Unaccounted spend percentage peaked out towards the end of March at almost a 15th of a percent and beginning or April and has been going steadily down for the past few months of 2013. This isn’t a huge percentage of ignored spend a month but even .06% of $50 Billion Dollars (Google’s 2012 Consolidated Revenue) is $300,000,000 in unaccounted advertiser spend every year.
This weekly trend-line has a statistical significance of 99.9%.
With day over day analysis we see more fully the wildly volatile nature of these CPA miscalculations. Here we also see that there are days where CPAs will actually be showing higher than they should be instead of following the general trend of under-allocating spend through campaign conversions.

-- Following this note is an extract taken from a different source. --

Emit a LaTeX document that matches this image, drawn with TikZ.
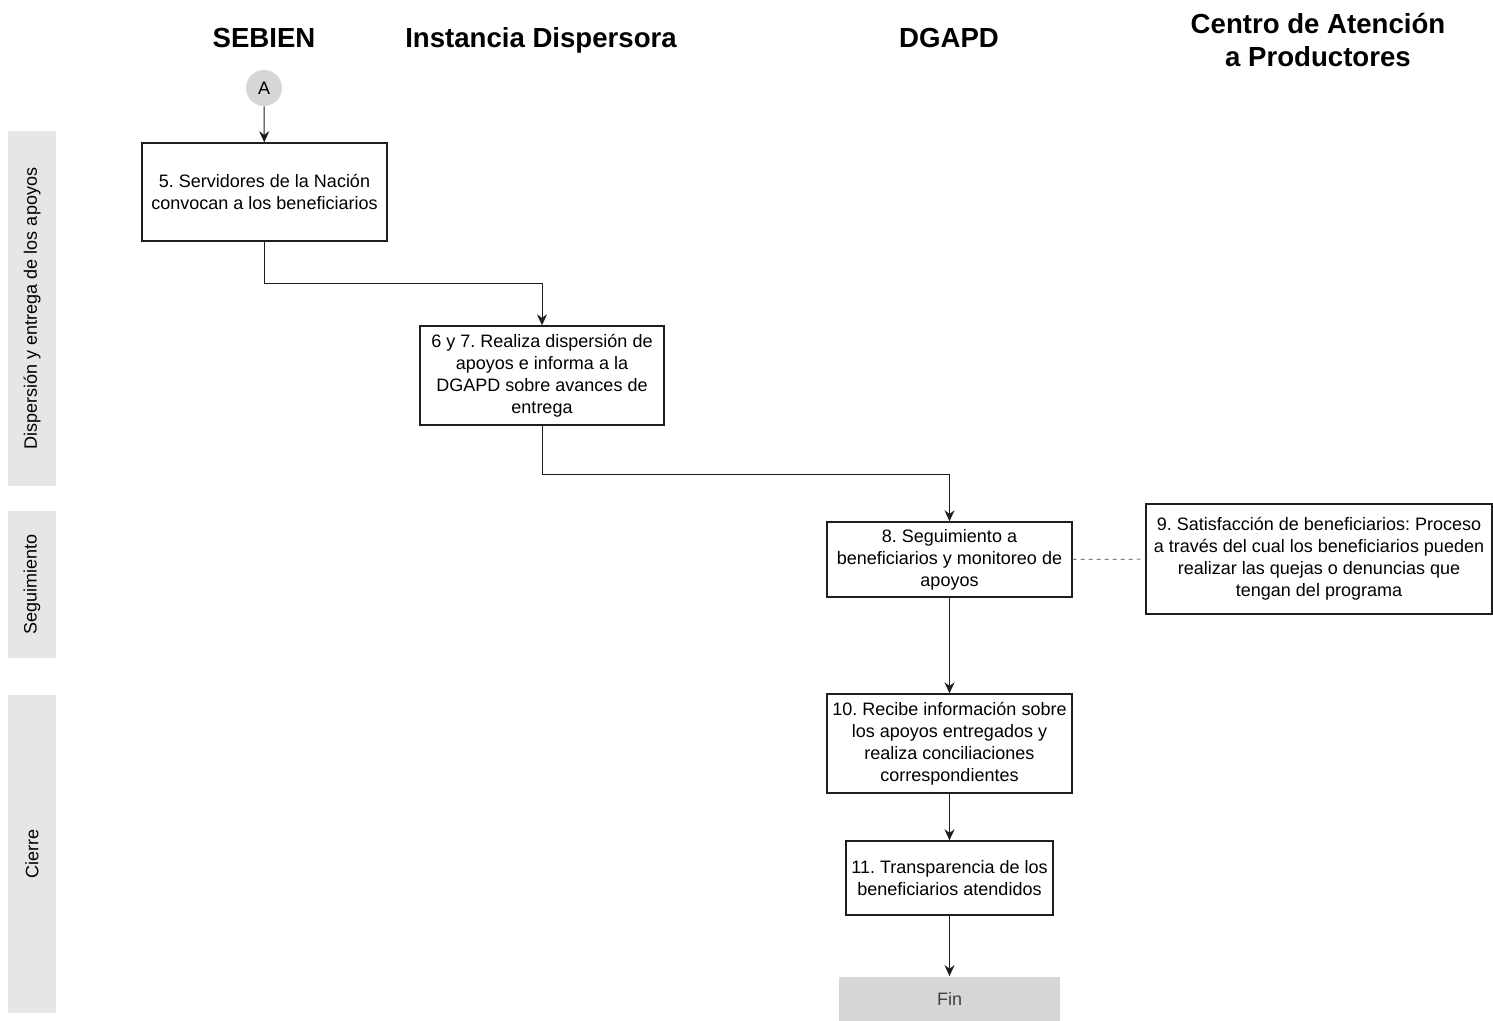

The low and negative percentage of unaccounted costs really blur the reality of things when we were looking at the data through the weekly and monthly lenses. There was a day where cost is HUGELY unaccounted for at .422%. This is 8,340% higher than the two year average! If this event was consistent across all of Google’s advertising channels for a single day it would represent $57,808,219.18 in unaccounted spend.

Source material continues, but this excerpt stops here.